In our experience both. But grommets did improve speech.

minimalist99 Thu 06-Sep-18 20:25:48

He just started nursery 2 days ago he seems ok, he is avoiding eye contact with the teachers but in general I have been told he has been ok. I am genuinely confused now, I asked him if he made any friends and he said yes and when i asked him their names he said "miss emma" she happens to be the head of senco at his nursery.

OP’s posts: |
zzzzz Fri 07-Sep-18 07:15:11

Message withdrawn at poster's request.

Biscuitrules Fri 07-Sep-18 23:33:16

I have experience of both - one NT child with glue ear although his nursery didn't pick this up and were pushing me to get an ASD assessment; second has a form of ASD (but no sensory issues). My experience is that whilst glue ear can cause social awkwardness and speech delay, there there are subtle differences to do with the quality of the interpersonal interactions.

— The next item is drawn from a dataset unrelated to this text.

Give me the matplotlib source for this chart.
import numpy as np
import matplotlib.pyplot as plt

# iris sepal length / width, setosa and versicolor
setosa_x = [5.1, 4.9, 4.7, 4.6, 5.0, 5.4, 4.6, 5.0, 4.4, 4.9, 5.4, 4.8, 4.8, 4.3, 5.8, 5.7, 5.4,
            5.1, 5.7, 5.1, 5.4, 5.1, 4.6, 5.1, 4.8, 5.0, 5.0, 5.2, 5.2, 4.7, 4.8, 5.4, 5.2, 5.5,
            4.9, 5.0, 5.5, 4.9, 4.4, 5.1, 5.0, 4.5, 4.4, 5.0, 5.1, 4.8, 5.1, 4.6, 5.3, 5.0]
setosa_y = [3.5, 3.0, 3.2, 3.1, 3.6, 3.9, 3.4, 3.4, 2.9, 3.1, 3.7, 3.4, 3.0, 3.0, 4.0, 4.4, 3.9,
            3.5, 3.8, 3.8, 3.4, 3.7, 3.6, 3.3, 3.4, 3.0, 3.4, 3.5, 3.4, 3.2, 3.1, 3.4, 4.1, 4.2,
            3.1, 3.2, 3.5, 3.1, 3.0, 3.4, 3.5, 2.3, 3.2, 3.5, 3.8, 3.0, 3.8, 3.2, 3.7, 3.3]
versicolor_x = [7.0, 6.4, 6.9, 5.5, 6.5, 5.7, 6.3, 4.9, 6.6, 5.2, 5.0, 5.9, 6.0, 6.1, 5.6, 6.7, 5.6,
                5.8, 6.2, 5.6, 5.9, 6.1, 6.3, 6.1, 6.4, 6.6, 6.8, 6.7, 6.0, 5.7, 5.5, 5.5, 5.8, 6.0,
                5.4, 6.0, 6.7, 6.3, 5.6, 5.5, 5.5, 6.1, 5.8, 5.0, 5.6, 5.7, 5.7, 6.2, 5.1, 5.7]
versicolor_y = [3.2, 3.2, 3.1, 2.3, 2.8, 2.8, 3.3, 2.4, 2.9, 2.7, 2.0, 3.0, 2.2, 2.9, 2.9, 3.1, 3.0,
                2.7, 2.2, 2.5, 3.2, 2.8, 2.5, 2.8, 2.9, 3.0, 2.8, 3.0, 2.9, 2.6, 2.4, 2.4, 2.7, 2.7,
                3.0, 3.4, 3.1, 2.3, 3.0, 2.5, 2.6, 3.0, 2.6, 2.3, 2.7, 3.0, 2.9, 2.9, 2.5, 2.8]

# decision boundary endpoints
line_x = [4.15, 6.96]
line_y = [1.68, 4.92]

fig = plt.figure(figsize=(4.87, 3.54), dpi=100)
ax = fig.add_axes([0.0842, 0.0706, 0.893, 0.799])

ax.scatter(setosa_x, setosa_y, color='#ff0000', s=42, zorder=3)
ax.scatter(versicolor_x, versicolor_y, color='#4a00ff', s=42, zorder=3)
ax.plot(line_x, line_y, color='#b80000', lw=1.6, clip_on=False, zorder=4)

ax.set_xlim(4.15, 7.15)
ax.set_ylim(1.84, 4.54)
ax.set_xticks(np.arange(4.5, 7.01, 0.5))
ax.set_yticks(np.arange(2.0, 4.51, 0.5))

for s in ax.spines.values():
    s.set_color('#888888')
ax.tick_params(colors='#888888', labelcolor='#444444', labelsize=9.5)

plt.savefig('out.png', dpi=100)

With the elder (glue ear) I knew something was not right but couldn't put my finger on it for a long time. By the time the glue ear was diagnosed age 3.5 his speech was about 12 months behind and his social skills at nursery v poor (he ignored other children, didn't know how to play properly due to missing out on a lot of speech cues, was still at the parallel play stage and often preferred to play on his own). However at home he would engage in close one-on-one interactions with a lot of natural reciprocity. As a baby he did all the usual gazing intently at me and copying my facial expressions and sounds. As a toddler if I spoke to him he would look at me, respond verbally or non-verbally, and often seek to involve me in his games.

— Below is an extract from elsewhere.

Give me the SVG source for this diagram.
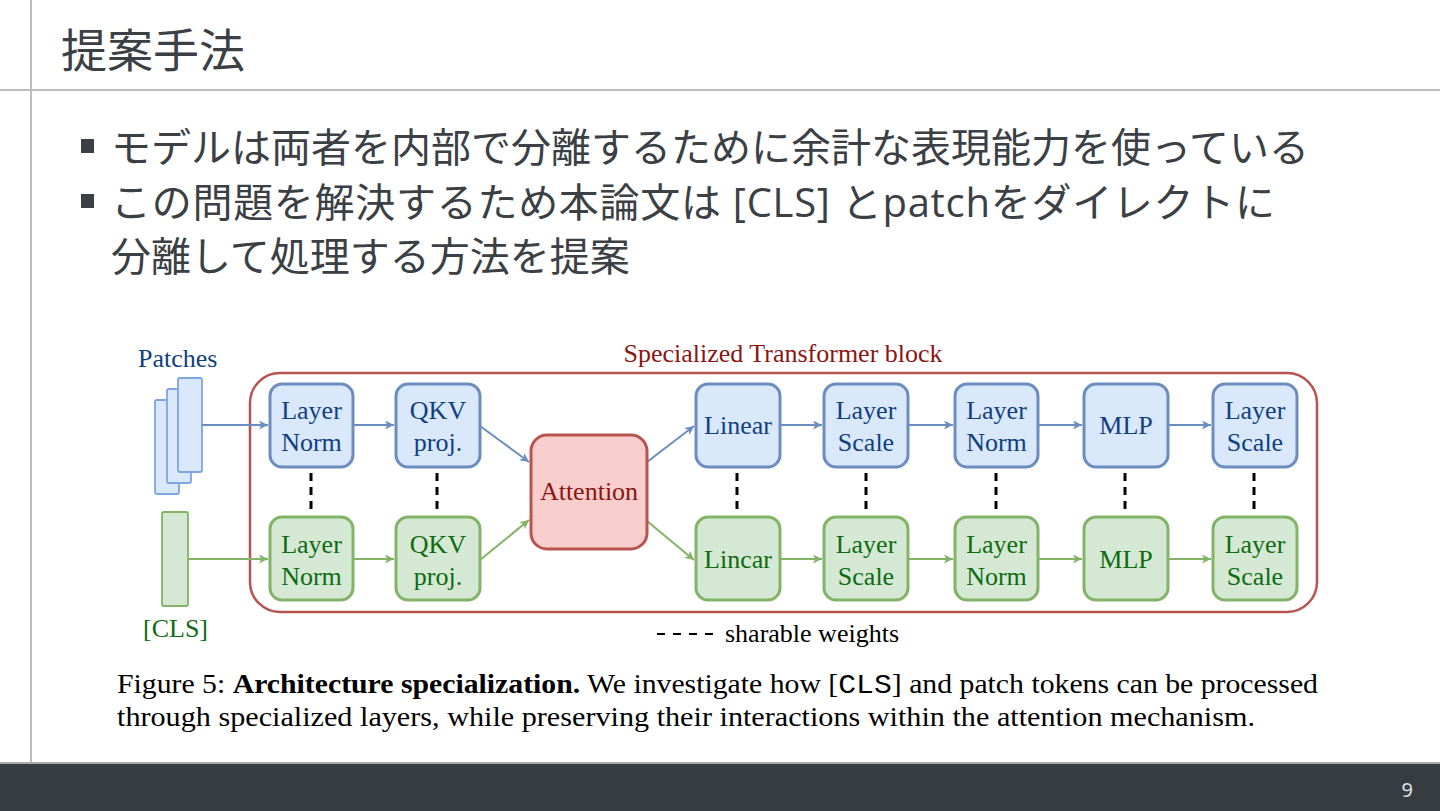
<svg xmlns="http://www.w3.org/2000/svg" width="1440" height="811" viewBox="0 0 1440 811">
<style>
.jp{font-family:"Open Sans","Noto Sans CJK JP",sans-serif;fill:#3b4045}
.serif{font-family:"Liberation Serif","Times New Roman",serif;font-size:26px}
.bt{fill:#0f3f7f}
.gt{fill:#0d6b12}
.bn{fill:#dae8fc;stroke:#6c8ebf;stroke-width:3}
.gn{fill:#d5e8d4;stroke:#82b366;stroke-width:3}
.ba{stroke:#6c8ebf;stroke-width:2;fill:none;marker-end:url(#ab)}
.ga{stroke:#82b366;stroke-width:2;fill:none;marker-end:url(#ag)}
.sh{stroke:#000;stroke-width:3;stroke-dasharray:8 6}
</style>
<defs>
<marker id="ab" viewBox="0 0 10 10" refX="10" refY="5" markerWidth="10" markerHeight="9" markerUnits="userSpaceOnUse" orient="auto"><path d="M0,0 L10,5 L0,10 L2.5,5 Z" fill="#6c8ebf"/></marker>
<marker id="ag" viewBox="0 0 10 10" refX="10" refY="5" markerWidth="10" markerHeight="9" markerUnits="userSpaceOnUse" orient="auto"><path d="M0,0 L10,5 L0,10 L2.5,5 Z" fill="#82b366"/></marker>
</defs>
<rect width="1440" height="811" fill="#ffffff"/>
<line x1="31" y1="0" x2="31" y2="763" stroke="#bdbdbd" stroke-width="2"/>
<line x1="0" y1="90" x2="1440" y2="90" stroke="#bdbdbd" stroke-width="2"/>
<text class="jp" x="61" y="67" font-size="46">提案手法</text>
<rect x="81" y="139" width="13" height="14" fill="#3b4045"/>
<rect x="81" y="194" width="13" height="14" fill="#3b4045"/>
<text class="jp" x="111" y="162" font-size="40">モデルは両者を内部で分離するために余計な表現能力を使っている</text>
<text class="jp" x="111" y="217" font-size="40" textLength="1164" lengthAdjust="spacing">この問題を解決するため本論文は [CLS] とpatchをダイレクトに</text>
<text class="jp" x="111" y="271" font-size="40">分離して処理する方法を提案</text>

<g id="container">
<rect x="250" y="373" width="1067" height="239" rx="30" fill="none" stroke="#b85450" stroke-width="2.5"/>
<text class="serif" x="783" y="362" text-anchor="middle" fill="#8b1414">Specialized Transformer block</text>
</g>
<g id="patches">
<text class="serif bt" x="138" y="367">Patches</text>
<rect x="155" y="400" width="24" height="94" rx="2" fill="#dae8fc" stroke="#7ea6e0" stroke-width="1.8"/>
<rect x="167" y="389" width="24" height="94" rx="2" fill="#dae8fc" stroke="#7ea6e0" stroke-width="1.8"/>
<rect x="178" y="378" width="24" height="94" rx="2" fill="#dae8fc" stroke="#7ea6e0" stroke-width="1.8"/>
</g>
<g id="cls">
<rect x="162" y="512" width="26" height="94" rx="2" fill="#d5e8d4" stroke="#82b366" stroke-width="1.8"/>
<text class="serif gt" x="143" y="637">[CLS]</text>
</g>

<g id="connectors">
<line class="ba" x1="202" y1="425" x2="268" y2="425"/>
<line class="ba" x1="353" y1="425" x2="394" y2="425"/>
<line class="ba" x1="480" y1="426" x2="529" y2="462"/>
<line class="ba" x1="647" y1="462" x2="694" y2="426"/>
<line class="ba" x1="780" y1="425" x2="822" y2="425"/>
<line class="ba" x1="908" y1="425" x2="953" y2="425"/>
<line class="ba" x1="1038" y1="425" x2="1082" y2="425"/>
<line class="ba" x1="1168" y1="425" x2="1211" y2="425"/>
<line class="ga" x1="188" y1="559" x2="268" y2="559"/>
<line class="ga" x1="353" y1="559" x2="394" y2="559"/>
<line class="ga" x1="480" y1="560" x2="529" y2="520"/>
<line class="ga" x1="647" y1="521" x2="694" y2="560"/>
<line class="ga" x1="780" y1="559" x2="822" y2="559"/>
<line class="ga" x1="908" y1="559" x2="953" y2="559"/>
<line class="ga" x1="1038" y1="559" x2="1082" y2="559"/>
<line class="ga" x1="1168" y1="559" x2="1211" y2="559"/>
<line class="sh" x1="311" y1="473" x2="311" y2="512"/>
<line class="sh" x1="437" y1="473" x2="437" y2="512"/>
<line class="sh" x1="737" y1="473" x2="737" y2="512"/>
<line class="sh" x1="866" y1="473" x2="866" y2="512"/>
<line class="sh" x1="996" y1="473" x2="996" y2="512"/>
<line class="sh" x1="1125" y1="473" x2="1125" y2="512"/>
<line class="sh" x1="1254" y1="473" x2="1254" y2="512"/>
</g>

<g id="b-ln1"><rect class="bn" x="270" y="384" width="83" height="83" rx="12"/><text class="serif bt" x="311.5" y="419" text-anchor="middle">Layer</text><text class="serif bt" x="311.5" y="451" text-anchor="middle">Norm</text></g>
<g id="b-qkv"><rect class="bn" x="396" y="384" width="84" height="83" rx="12"/><text class="serif bt" x="438" y="419" text-anchor="middle">QKV</text><text class="serif bt" x="438" y="451" text-anchor="middle">proj.</text></g>
<g id="b-lin"><rect class="bn" x="696" y="384" width="84" height="83" rx="12"/><text class="serif bt" x="738" y="434" text-anchor="middle">Linear</text></g>
<g id="b-ls1"><rect class="bn" x="824" y="384" width="84" height="83" rx="12"/><text class="serif bt" x="866" y="419" text-anchor="middle">Layer</text><text class="serif bt" x="866" y="451" text-anchor="middle">Scale</text></g>
<g id="b-ln2"><rect class="bn" x="955" y="384" width="83" height="83" rx="12"/><text class="serif bt" x="996.5" y="419" text-anchor="middle">Layer</text><text class="serif bt" x="996.5" y="451" text-anchor="middle">Norm</text></g>
<g id="b-mlp"><rect class="bn" x="1084" y="384" width="84" height="83" rx="12"/><text class="serif bt" x="1126" y="434" text-anchor="middle">MLP</text></g>
<g id="b-ls2"><rect class="bn" x="1213" y="384" width="84" height="83" rx="12"/><text class="serif bt" x="1255" y="419" text-anchor="middle">Layer</text><text class="serif bt" x="1255" y="451" text-anchor="middle">Scale</text></g>

<g id="attention"><rect x="531" y="435" width="116" height="114" rx="16" fill="#f8cecc" stroke="#b85450" stroke-width="3"/><text class="serif" x="589" y="500" text-anchor="middle" fill="#8b1414">Attention</text></g>

<g id="g-ln1"><rect class="gn" x="270" y="517" width="83" height="83" rx="12"/><text class="serif gt" x="311.5" y="553" text-anchor="middle">Layer</text><text class="serif gt" x="311.5" y="585" text-anchor="middle">Norm</text></g>
<g id="g-qkv"><rect class="gn" x="396" y="517" width="84" height="83" rx="12"/><text class="serif gt" x="438" y="553" text-anchor="middle">QKV</text><text class="serif gt" x="438" y="585" text-anchor="middle">proj.</text></g>
<g id="g-lin"><rect class="gn" x="696" y="517" width="84" height="83" rx="12"/><text class="serif gt" x="738" y="568" text-anchor="middle">Lincar</text></g>
<g id="g-ls1"><rect class="gn" x="824" y="517" width="84" height="83" rx="12"/><text class="serif gt" x="866" y="553" text-anchor="middle">Layer</text><text class="serif gt" x="866" y="585" text-anchor="middle">Scale</text></g>
<g id="g-ln2"><rect class="gn" x="955" y="517" width="83" height="83" rx="12"/><text class="serif gt" x="996.5" y="553" text-anchor="middle">Layer</text><text class="serif gt" x="996.5" y="585" text-anchor="middle">Norm</text></g>
<g id="g-mlp"><rect class="gn" x="1084" y="517" width="84" height="83" rx="12"/><text class="serif gt" x="1126" y="568" text-anchor="middle">MLP</text></g>
<g id="g-ls2"><rect class="gn" x="1213" y="517" width="84" height="83" rx="12"/><text class="serif gt" x="1255" y="553" text-anchor="middle">Layer</text><text class="serif gt" x="1255" y="585" text-anchor="middle">Scale</text></g>

<g id="legend">
<line x1="657" y1="634" x2="713" y2="634" stroke="#000" stroke-width="2" stroke-dasharray="8 8"/>
<text x="725" y="642" font-family="Liberation Serif, serif" font-size="26" fill="#000">sharable weights</text>
</g>

<g id="caption">
<text x="117" y="693" font-family="Liberation Serif, serif" font-size="28" fill="#000" textLength="1201" lengthAdjust="spacingAndGlyphs">Figure 5: <tspan font-weight="bold">Architecture specialization.</tspan> We investigate how [<tspan font-family="Liberation Mono, monospace">CLS</tspan>] and patch tokens can be processed</text>
<text x="117" y="726" font-family="Liberation Serif, serif" font-size="28" fill="#000" textLength="1138" lengthAdjust="spacingAndGlyphs">through specialized layers, while preserving their interactions within the attention mechanism.</text>
</g>

<rect x="0" y="763" width="1440" height="48" fill="#373c40"/>
<line x1="0" y1="763" x2="1440" y2="763" stroke="#a9a9a9" stroke-width="2"/>
<text x="1413" y="797" font-family="Open Sans, sans-serif" font-size="20" fill="#e6e6e6" text-anchor="end">9</text>
</svg>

The younger one with ASD was (in retrospect) different right from being a baby, didn't ever really pay attention to people and wouldn't do any of the copying games you see even quite young babies do. Didn't wave or point till 18 months. Was absolutely delightful in many other ways but not socially motivated, has always been way more interested in objects than people, would ignore us most of the time aged 2, and even now although he can engage beautifully it is only when he wants to (he doesn't have any sense of social obligation to do so). However they are both amazing and I wouldn't swap either of them for the world.

My main thought would be that if your son has glue ear that probably isn't helping (it put my eldest's social skills very much behind and it took around a year to catch up ins speech and 3 years to catch up in social skills) so definitely worth investigating that even if there is also underlying ASD.

minimalist99 Sat 08-Sep-18 08:56:58

Thank you zzzz and biscuit rules for your replies.

I actually see him engaging with the teachers more than his peers its early days yet at nursery so everyday when we pick him up we are being told that he is doing well but he is telling us that he has been playing with the cats everyday and this is the repetitive play we see at home he arranges the cars in a particular way and he has been doing so from the age of 2.

I am so overwhelmed by all of these feelings of confusion

OP’s posts: |
Bararisha Wed 19-Sep-18 13:04:32

Hi Biscuitrules
My son 2.5 yr recently diagnosed with glue ear 3mths ago and had grommets put in 2mths ago. Speech development has been slow and his social skills are behind. What type of therapy did you get for your older son? Do you have any tips for me to help him catch up?